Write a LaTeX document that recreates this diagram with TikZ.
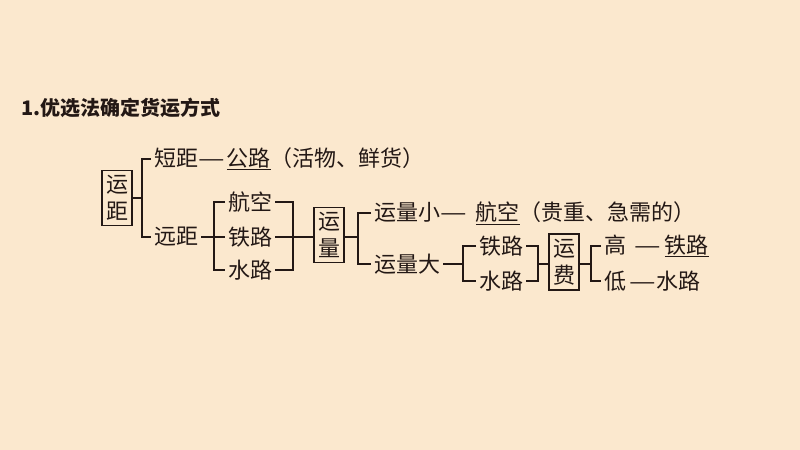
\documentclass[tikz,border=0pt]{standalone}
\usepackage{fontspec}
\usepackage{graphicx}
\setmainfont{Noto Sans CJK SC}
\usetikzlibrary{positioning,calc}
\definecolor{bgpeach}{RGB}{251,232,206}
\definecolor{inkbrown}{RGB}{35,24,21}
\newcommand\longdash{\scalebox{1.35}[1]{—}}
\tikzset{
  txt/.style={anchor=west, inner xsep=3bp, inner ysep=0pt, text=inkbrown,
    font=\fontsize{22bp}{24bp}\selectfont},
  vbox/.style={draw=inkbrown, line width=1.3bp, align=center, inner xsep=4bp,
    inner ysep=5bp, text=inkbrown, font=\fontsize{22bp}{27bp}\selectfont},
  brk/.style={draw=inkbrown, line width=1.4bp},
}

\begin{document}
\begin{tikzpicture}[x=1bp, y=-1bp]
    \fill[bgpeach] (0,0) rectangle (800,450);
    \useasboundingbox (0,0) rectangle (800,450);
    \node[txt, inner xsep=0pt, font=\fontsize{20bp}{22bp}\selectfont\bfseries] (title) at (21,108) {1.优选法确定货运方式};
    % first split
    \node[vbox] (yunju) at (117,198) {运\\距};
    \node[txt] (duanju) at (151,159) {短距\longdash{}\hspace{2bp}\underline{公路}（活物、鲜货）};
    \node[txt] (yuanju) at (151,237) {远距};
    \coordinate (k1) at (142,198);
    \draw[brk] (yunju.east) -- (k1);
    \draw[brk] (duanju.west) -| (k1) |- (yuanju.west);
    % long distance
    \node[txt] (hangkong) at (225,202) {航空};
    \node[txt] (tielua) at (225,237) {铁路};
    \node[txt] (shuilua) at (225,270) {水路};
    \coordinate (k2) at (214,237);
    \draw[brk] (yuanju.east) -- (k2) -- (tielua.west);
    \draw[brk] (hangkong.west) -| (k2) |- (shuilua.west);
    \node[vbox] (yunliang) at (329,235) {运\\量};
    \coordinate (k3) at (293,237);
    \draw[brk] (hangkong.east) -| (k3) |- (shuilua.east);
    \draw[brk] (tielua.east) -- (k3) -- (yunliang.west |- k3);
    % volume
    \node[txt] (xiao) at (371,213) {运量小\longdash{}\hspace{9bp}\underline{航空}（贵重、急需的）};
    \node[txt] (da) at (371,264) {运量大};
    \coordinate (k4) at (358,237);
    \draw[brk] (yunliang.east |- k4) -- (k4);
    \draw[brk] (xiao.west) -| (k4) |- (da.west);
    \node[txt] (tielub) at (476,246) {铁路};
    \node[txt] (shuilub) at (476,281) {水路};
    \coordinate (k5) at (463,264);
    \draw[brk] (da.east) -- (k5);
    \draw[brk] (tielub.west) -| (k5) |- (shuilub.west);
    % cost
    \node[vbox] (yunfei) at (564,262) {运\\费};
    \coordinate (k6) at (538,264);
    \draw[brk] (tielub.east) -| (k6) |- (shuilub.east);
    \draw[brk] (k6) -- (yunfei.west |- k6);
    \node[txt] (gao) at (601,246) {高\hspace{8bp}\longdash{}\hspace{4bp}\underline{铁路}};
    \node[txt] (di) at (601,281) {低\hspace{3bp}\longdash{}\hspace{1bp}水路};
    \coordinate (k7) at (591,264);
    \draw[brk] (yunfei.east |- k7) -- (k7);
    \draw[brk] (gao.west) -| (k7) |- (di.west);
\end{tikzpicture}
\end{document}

### Problem statement:
Repeat the data exactly, excluding the pictures.

### Task answer:
Write a LaTeX document that recreates this diagram with TikZ.
\documentclass[tikz,border=0pt]{standalone}
\usepackage{fontspec}
\usepackage{graphicx}
\setmainfont{Noto Sans CJK SC}
\usetikzlibrary{positioning,calc}
\definecolor{bgpeach}{RGB}{251,232,206}
\definecolor{inkbrown}{RGB}{35,24,21}
\newcommand\longdash{\scalebox{1.35}[1]{—}}
\tikzset{
  txt/.style={anchor=west, inner xsep=3bp, inner ysep=0pt, text=inkbrown,
    font=\fontsize{22bp}{24bp}\selectfont},
  vbox/.style={draw=inkbrown, line width=1.3bp, align=center, inner xsep=4bp,
    inner ysep=5bp, text=inkbrown, font=\fontsize{22bp}{27bp}\selectfont},
  brk/.style={draw=inkbrown, line width=1.4bp},
}

\begin{document}
\begin{tikzpicture}[x=1bp, y=-1bp]
    \fill[bgpeach] (0,0) rectangle (800,450);
    \useasboundingbox (0,0) rectangle (800,450);
    \node[txt, inner xsep=0pt, font=\fontsize{20bp}{22bp}\selectfont\bfseries] (title) at (21,108) {1.优选法确定货运方式};
    % first split
    \node[vbox] (yunju) at (117,198) {运\\距};
    \node[txt] (duanju) at (151,159) {短距\longdash{}\hspace{2bp}\underline{公路}（活物、鲜货）};
    \node[txt] (yuanju) at (151,237) {远距};
    \coordinate (k1) at (142,198);
    \draw[brk] (yunju.east) -- (k1);
    \draw[brk] (duanju.west) -| (k1) |- (yuanju.west);
    % long distance
    \node[txt] (hangkong) at (225,202) {航空};
    \node[txt] (tielua) at (225,237) {铁路};
    \node[txt] (shuilua) at (225,270) {水路};
    \coordinate (k2) at (214,237);
    \draw[brk] (yuanju.east) -- (k2) -- (tielua.west);
    \draw[brk] (hangkong.west) -| (k2) |- (shuilua.west);
    \node[vbox] (yunliang) at (329,235) {运\\量};
    \coordinate (k3) at (293,237);
    \draw[brk] (hangkong.east) -| (k3) |- (shuilua.east);
    \draw[brk] (tielua.east) -- (k3) -- (yunliang.west |- k3);
    % volume
    \node[txt] (xiao) at (371,213) {运量小\longdash{}\hspace{9bp}\underline{航空}（贵重、急需的）};
    \node[txt] (da) at (371,264) {运量大};
    \coordinate (k4) at (358,237);
    \draw[brk] (yunliang.east |- k4) -- (k4);
    \draw[brk] (xiao.west) -| (k4) |- (da.west);
    \node[txt] (tielub) at (476,246) {铁路};
    \node[txt] (shuilub) at (476,281) {水路};
    \coordinate (k5) at (463,264);
    \draw[brk] (da.east) -- (k5);
    \draw[brk] (tielub.west) -| (k5) |- (shuilub.west);
    % cost
    \node[vbox] (yunfei) at (564,262) {运\\费};
    \coordinate (k6) at (538,264);
    \draw[brk] (tielub.east) -| (k6) |- (shuilub.east);
    \draw[brk] (k6) -- (yunfei.west |- k6);
    \node[txt] (gao) at (601,246) {高\hspace{8bp}\longdash{}\hspace{4bp}\underline{铁路}};
    \node[txt] (di) at (601,281) {低\hspace{3bp}\longdash{}\hspace{1bp}水路};
    \coordinate (k7) at (591,264);
    \draw[brk] (yunfei.east |- k7) -- (k7);
    \draw[brk] (gao.west) -| (k7) |- (di.west);
\end{tikzpicture}
\end{document}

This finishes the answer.